3. Digital signing of entries
The SSSC now supports digital signing of entries by content creators, which gives users enhanced assurances about content authorship and integrity. By verifying the signature an end-user can be assured that an entry has been signed by the actual author as well as verify that the entry has not been corrupted or otherwise been modified. The SSSC currently allows users to register their own public signature key with the SSSC and sign entries with the corresponding private signature key.
4. Automatic Versioning
Previously, any modification to a SSSC entry would overwrite and replace the previous version, which is not ideal for reproducibility, provenance reporting, or backward compatibility. The SSSC now preserves all previous versions and when an entry is modified its version number is automatically increased and the new version becomes the current version of that entry. Older versions are still accessible by explicitly referring to their version number.

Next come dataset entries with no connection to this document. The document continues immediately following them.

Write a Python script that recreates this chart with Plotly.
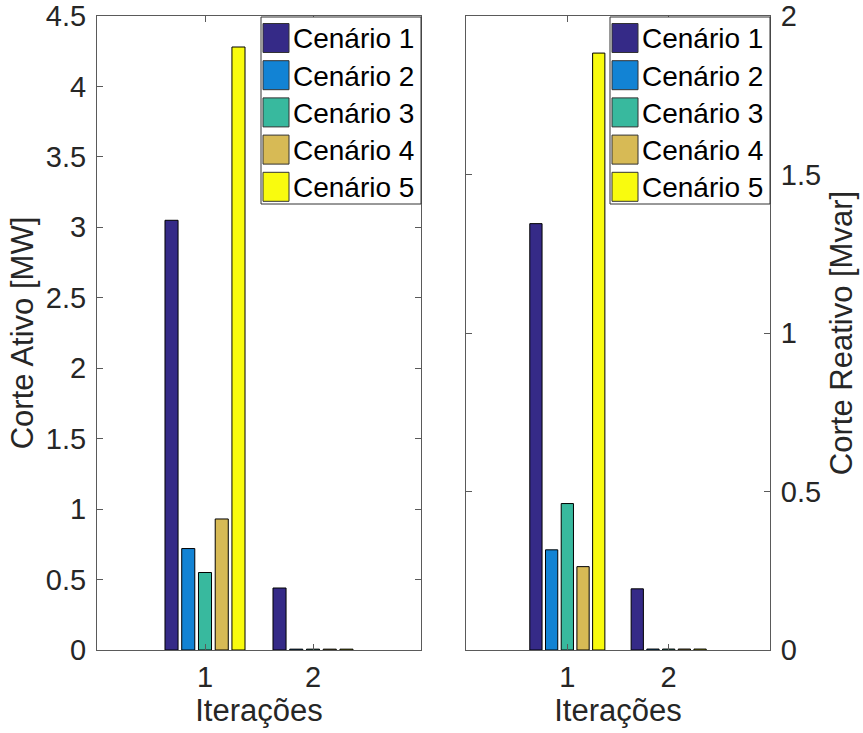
import plotly.graph_objects as go
from plotly.subplots import make_subplots

iteracoes = [1, 2]
cenarios = ["Cenário 1", "Cenário 2", "Cenário 3", "Cenário 4", "Cenário 5"]
cores = ["#352a87", "#1283d4", "#38b99e", "#d7ba55", "#f9fb0e"]

# Corte ativo [MW] por cenário (iteração 1, iteração 2)
ativo_c1 = [3.05, 0.44]
ativo_c2 = [0.72, 0.006]
ativo_c3 = [0.55, 0.006]
ativo_c4 = [0.93, 0.006]
ativo_c5 = [4.28, 0.006]

# Corte reativo [Mvar]
reativo_c1 = [1.345, 0.193]
reativo_c2 = [0.316, 0.003]
reativo_c3 = [0.462, 0.003]
reativo_c4 = [0.263, 0.003]
reativo_c5 = [1.883, 0.003]

ativo = [ativo_c1, ativo_c2, ativo_c3, ativo_c4, ativo_c5]
reativo = [reativo_c1, reativo_c2, reativo_c3, reativo_c4, reativo_c5]

W, H = 863, 733
FONT = "Liberation Sans, Arial, sans-serif"
TXT = "#262626"
AX = "#5a5a5a"

# axes boxes in pixels (left, right, top, bottom)
BOX1 = (97, 421, 16, 650)
BOX2 = (466, 770, 16, 650)

def px2x(p):
    return p / W

def px2y(p):
    return 1 - p / H

fig = make_subplots(rows=1, cols=2)

for nome, cor, ya, yr in zip(cenarios, cores, ativo, reativo):
    fig.add_trace(go.Bar(x=iteracoes, y=ya, name=nome, showlegend=False,
                         marker=dict(color=cor, line=dict(color="black", width=1))), row=1, col=1)
    fig.add_trace(go.Bar(x=iteracoes, y=yr, name=nome, showlegend=False,
                         marker=dict(color=cor, line=dict(color="black", width=1))), row=1, col=2)

axcommon = dict(showgrid=False, zeroline=False, showline=True, linecolor=AX, linewidth=1,
                mirror="ticks", ticks="inside", ticklen=6, tickcolor=AX, automargin=False,
                tickfont=dict(family=FONT, size=29, color=TXT))

fig.update_xaxes(**axcommon, range=[0, 3], tickvals=iteracoes, ticklabelstandoff=1,
                 title=dict(text="Iterações", font=dict(family=FONT, size=31, color=TXT), standoff=0))
fig.update_xaxes(domain=[px2x(BOX1[0]), px2x(BOX1[1])], row=1, col=1)
fig.update_xaxes(domain=[px2x(BOX2[0]), px2x(BOX2[1])], row=1, col=2)

ydom = [px2y(BOX1[3]), px2y(BOX1[2])]
fig.update_yaxes(**axcommon)
fig.update_yaxes(domain=ydom, range=[0, 4.5], tickvals=[0, 0.5, 1, 1.5, 2, 2.5, 3, 3.5, 4, 4.5],
                 ticktext=["0", "0.5", "1", "1.5", "2", "2.5", "3", "3.5", "4", "4.5"], ticklabelstandoff=4,
                 title=dict(text="Corte Ativo [MW]", font=dict(family=FONT, size=31, color=TXT), standoff=3),
                 row=1, col=1)
fig.update_yaxes(domain=ydom, range=[0, 2], tickvals=[0, 0.5, 1, 1.5, 2],
                 ticktext=["0", "0.5", "1", "1.5", "2"], side="right", ticklabelstandoff=4,
                 title=dict(text="Corte Reativo [Mvar]", font=dict(family=FONT, size=31, color=TXT), standoff=10),
                 row=1, col=2)

# legends (MATLAB-style boxes with large swatches), one per axes
shapes = []
annotations = []
LEG_W, ROW_H, SW_W, SW_H = 160, 37.2, 26, 29
for box in (BOX1, BOX2):
    lx1 = box[1]
    lx0 = lx1 - LEG_W
    ly0 = box[2] + 1
    ly1 = ly0 + ROW_H * len(cenarios) + 1
    shapes.append(dict(type="rect", xref="paper", yref="paper", x0=px2x(lx0), x1=px2x(lx1),
                       y0=px2y(ly1), y1=px2y(ly0), fillcolor="white", line=dict(color="#333333", width=1)))
    for i, (nome, cor) in enumerate(zip(cenarios, cores)):
        cy = ly0 + 21 + i * ROW_H
        shapes.append(dict(type="rect", xref="paper", yref="paper",
                           x0=px2x(lx0 + 2), x1=px2x(lx0 + 2 + SW_W),
                           y0=px2y(cy + SW_H / 2), y1=px2y(cy - SW_H / 2),
                           fillcolor=cor, line=dict(color="#333333", width=1)))
        annotations.append(dict(xref="paper", yref="paper", x=px2x(lx0 + SW_W + 4), y=px2y(cy + 1),
                                xanchor="left", yanchor="middle", text=nome, showarrow=False,
                                font=dict(family=FONT, size=28, color="black")))

fig.update_layout(
    width=W, height=H,
    margin=dict(l=0, r=0, t=0, b=0),
    paper_bgcolor="white", plot_bgcolor="white",
    barmode="group", bargap=0.225, bargroupgap=0.22,
    shapes=shapes, annotations=annotations,
)

fig.write_html("out.html")
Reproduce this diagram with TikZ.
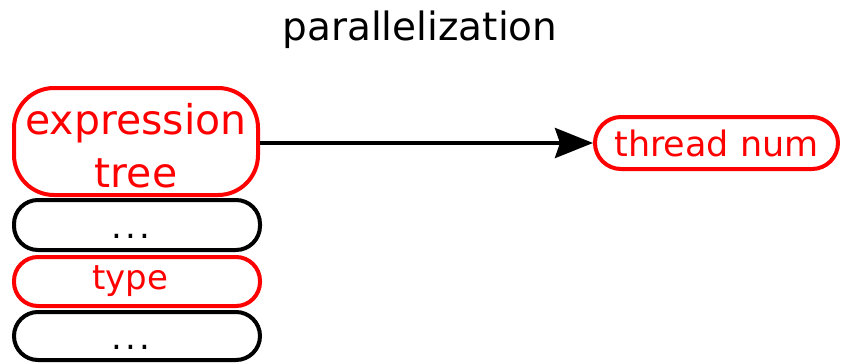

5. Publication and peer review processes
The SSSC now supports a configurable review and publication process for entries and the SSSC can be configured to require an explicit publication step. When a user wants to make one of their entries available to other users, they can now request publication of that entry in the SSSC. Users with the appropriate authorizations can review entries where publication has been requested. If they are satisfied that the entry is compatible with content and quality guidelines for that SSSC instance, they can release the entry as published. Once published, an entry then becomes discoverable and accessible by other users; either directly in the web interface or through 3rd party clients such as VGL.
The SSSC also now supports creating and browsing reviews of entries. This can be used by moderators as part of a peer-review workflow to decide approval for publication requests, or more generally as a community tool to provide feedback and recommendations to other users. Optionally, reviews can be digitally signed by the reviewer which gives end users increased trust in the authorship and validity of the review.